Select every line containing the word "LaTeX" from the material, and copy those lines.

## BEGIN Material for this exercise

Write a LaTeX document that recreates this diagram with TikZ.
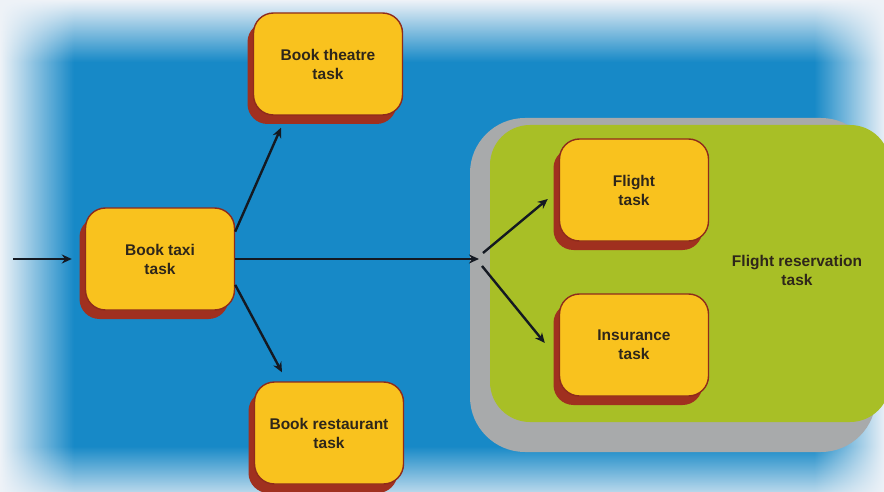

## END Material for this exercise
## BEGIN Material for this exercise

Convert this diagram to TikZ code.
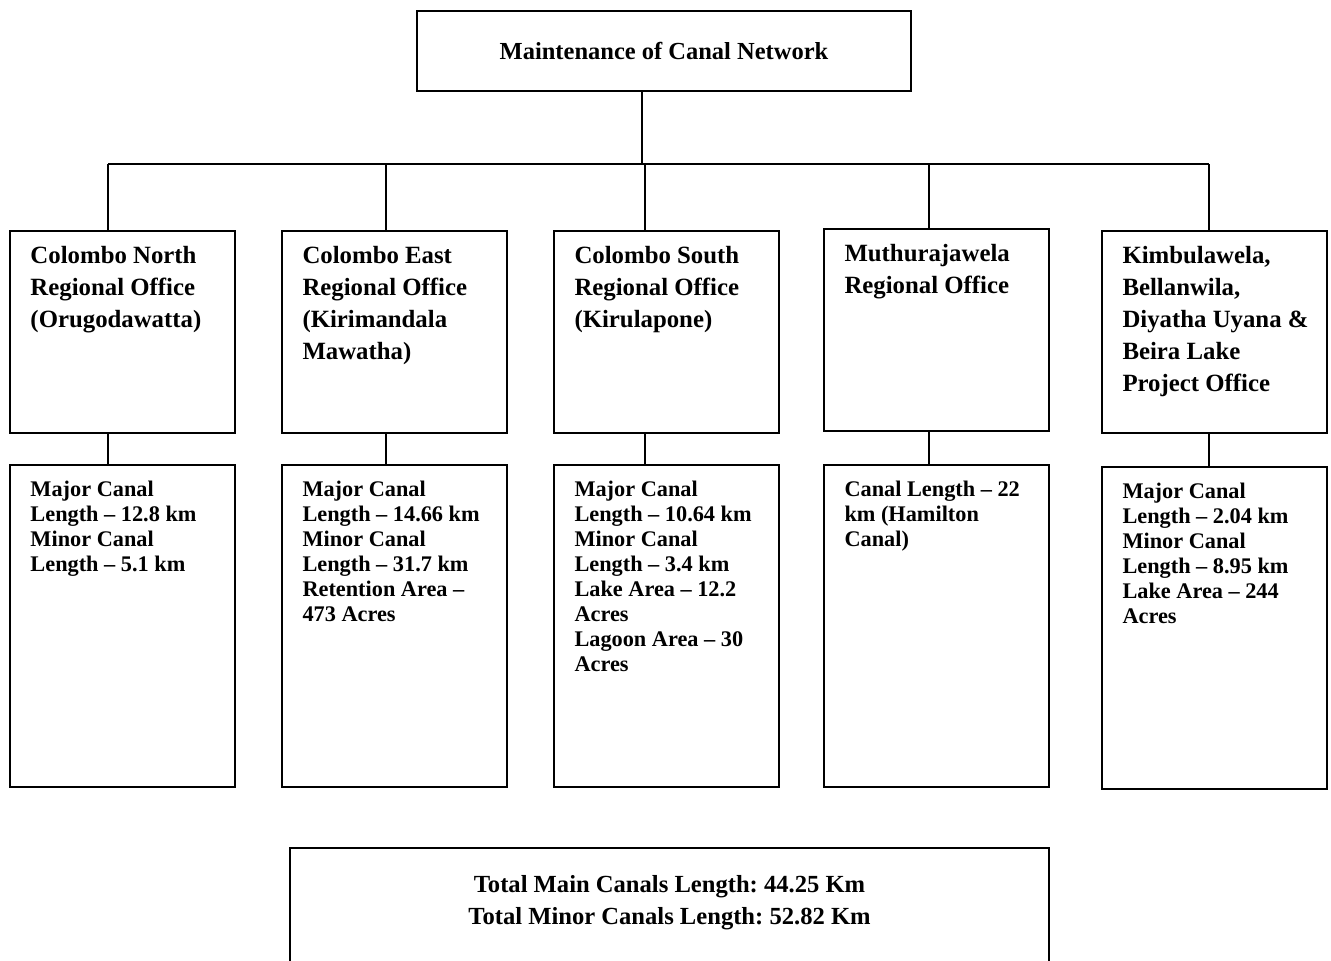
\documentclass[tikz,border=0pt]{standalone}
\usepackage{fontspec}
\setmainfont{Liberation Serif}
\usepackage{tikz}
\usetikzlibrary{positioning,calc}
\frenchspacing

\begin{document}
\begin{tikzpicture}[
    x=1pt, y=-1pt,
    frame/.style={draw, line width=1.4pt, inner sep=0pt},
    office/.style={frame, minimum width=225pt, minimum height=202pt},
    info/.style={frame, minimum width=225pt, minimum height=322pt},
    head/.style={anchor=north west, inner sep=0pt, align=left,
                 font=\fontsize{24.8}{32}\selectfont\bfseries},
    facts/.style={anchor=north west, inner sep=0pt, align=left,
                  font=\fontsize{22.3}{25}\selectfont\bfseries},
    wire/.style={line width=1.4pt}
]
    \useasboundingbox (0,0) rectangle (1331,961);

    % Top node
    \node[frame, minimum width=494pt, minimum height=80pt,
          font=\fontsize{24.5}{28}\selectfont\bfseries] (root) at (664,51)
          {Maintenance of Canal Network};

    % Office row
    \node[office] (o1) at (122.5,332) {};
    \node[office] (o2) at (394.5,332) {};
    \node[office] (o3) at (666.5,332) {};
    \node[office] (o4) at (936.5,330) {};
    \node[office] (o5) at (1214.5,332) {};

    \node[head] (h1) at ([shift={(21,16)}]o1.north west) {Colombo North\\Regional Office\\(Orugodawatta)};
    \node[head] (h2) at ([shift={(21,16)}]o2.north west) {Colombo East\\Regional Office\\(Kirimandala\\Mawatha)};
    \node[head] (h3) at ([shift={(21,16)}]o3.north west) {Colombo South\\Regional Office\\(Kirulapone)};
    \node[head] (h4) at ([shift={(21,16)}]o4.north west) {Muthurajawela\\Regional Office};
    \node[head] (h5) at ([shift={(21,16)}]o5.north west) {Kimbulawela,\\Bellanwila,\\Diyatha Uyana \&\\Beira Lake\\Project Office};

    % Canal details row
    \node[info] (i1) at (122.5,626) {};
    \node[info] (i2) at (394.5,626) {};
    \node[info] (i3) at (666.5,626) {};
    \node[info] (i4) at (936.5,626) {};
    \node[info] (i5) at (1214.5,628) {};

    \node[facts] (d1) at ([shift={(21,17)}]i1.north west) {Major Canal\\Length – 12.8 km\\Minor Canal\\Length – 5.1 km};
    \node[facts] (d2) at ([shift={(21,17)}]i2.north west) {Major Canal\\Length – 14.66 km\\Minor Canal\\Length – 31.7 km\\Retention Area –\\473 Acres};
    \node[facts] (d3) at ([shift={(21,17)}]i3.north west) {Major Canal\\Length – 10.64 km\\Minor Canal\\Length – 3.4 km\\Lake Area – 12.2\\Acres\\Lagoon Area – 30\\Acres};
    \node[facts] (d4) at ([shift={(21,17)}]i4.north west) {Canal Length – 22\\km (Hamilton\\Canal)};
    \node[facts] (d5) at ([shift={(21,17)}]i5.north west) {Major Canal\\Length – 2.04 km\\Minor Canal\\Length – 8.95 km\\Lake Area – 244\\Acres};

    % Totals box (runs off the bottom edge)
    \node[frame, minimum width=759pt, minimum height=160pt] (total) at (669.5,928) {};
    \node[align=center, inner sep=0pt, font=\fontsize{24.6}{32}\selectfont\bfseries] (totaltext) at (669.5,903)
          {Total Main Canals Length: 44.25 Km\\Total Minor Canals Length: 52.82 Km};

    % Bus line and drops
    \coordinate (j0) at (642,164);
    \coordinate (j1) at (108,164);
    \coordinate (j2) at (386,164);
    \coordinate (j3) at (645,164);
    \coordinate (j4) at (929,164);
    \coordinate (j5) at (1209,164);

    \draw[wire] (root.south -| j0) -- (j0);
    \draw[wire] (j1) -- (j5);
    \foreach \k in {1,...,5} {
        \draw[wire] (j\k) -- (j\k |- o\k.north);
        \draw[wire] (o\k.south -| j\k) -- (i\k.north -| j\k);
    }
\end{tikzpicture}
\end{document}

## END Material for this exercise
## BEGIN Material for this exercise

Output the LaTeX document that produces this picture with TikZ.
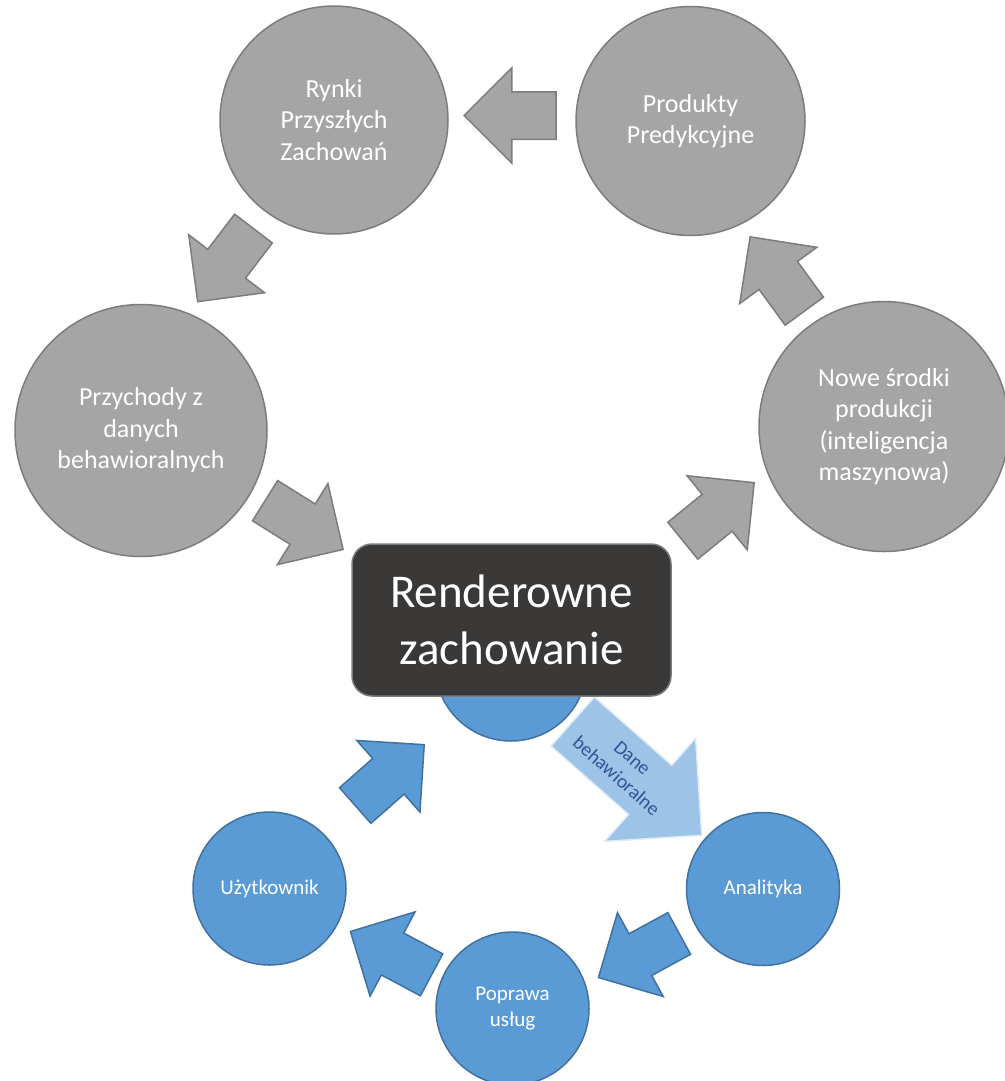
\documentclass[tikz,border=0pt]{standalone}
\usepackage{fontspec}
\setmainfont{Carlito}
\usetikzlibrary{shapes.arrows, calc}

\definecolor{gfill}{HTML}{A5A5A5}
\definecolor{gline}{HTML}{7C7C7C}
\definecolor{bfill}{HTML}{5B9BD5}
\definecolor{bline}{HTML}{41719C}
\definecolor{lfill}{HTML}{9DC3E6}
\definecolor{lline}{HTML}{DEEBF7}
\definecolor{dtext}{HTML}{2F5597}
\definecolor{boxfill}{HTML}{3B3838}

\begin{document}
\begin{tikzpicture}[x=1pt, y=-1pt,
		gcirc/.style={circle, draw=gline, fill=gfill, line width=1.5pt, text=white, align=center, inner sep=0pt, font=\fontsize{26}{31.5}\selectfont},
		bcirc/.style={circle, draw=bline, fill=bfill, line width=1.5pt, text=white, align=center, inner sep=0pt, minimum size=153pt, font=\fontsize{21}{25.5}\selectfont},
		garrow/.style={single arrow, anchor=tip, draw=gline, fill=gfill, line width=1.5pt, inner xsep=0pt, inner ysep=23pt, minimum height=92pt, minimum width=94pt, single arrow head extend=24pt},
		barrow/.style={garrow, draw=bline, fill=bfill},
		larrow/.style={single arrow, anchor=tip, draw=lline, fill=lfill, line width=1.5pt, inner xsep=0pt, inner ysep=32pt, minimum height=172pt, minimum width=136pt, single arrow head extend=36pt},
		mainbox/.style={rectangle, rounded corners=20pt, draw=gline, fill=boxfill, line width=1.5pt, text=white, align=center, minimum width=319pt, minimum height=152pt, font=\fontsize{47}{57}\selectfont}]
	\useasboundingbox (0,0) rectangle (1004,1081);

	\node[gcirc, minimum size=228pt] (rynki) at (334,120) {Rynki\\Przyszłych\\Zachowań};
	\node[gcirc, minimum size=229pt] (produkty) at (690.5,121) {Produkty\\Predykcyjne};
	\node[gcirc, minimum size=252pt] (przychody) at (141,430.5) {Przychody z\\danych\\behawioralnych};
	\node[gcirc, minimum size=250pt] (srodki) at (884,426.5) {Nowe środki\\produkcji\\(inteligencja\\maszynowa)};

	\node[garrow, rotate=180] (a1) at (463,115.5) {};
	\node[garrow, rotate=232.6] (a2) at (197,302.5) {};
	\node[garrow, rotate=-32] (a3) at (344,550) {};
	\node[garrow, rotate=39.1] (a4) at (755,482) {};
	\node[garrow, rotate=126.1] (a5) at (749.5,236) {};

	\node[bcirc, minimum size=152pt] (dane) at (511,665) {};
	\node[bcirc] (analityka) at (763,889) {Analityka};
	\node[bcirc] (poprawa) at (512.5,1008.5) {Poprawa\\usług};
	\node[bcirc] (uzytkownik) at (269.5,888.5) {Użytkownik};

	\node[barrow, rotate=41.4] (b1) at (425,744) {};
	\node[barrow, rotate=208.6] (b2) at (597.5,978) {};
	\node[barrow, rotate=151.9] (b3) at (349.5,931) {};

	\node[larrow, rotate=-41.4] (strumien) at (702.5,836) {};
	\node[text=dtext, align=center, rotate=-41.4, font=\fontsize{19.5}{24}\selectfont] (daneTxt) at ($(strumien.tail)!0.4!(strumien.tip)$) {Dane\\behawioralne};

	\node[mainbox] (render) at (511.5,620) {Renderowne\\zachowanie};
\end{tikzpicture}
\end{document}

## END Material for this exercise

- **Finished answer**
Write a LaTeX document that recreates this diagram with TikZ.
Output the LaTeX document that produces this picture with TikZ.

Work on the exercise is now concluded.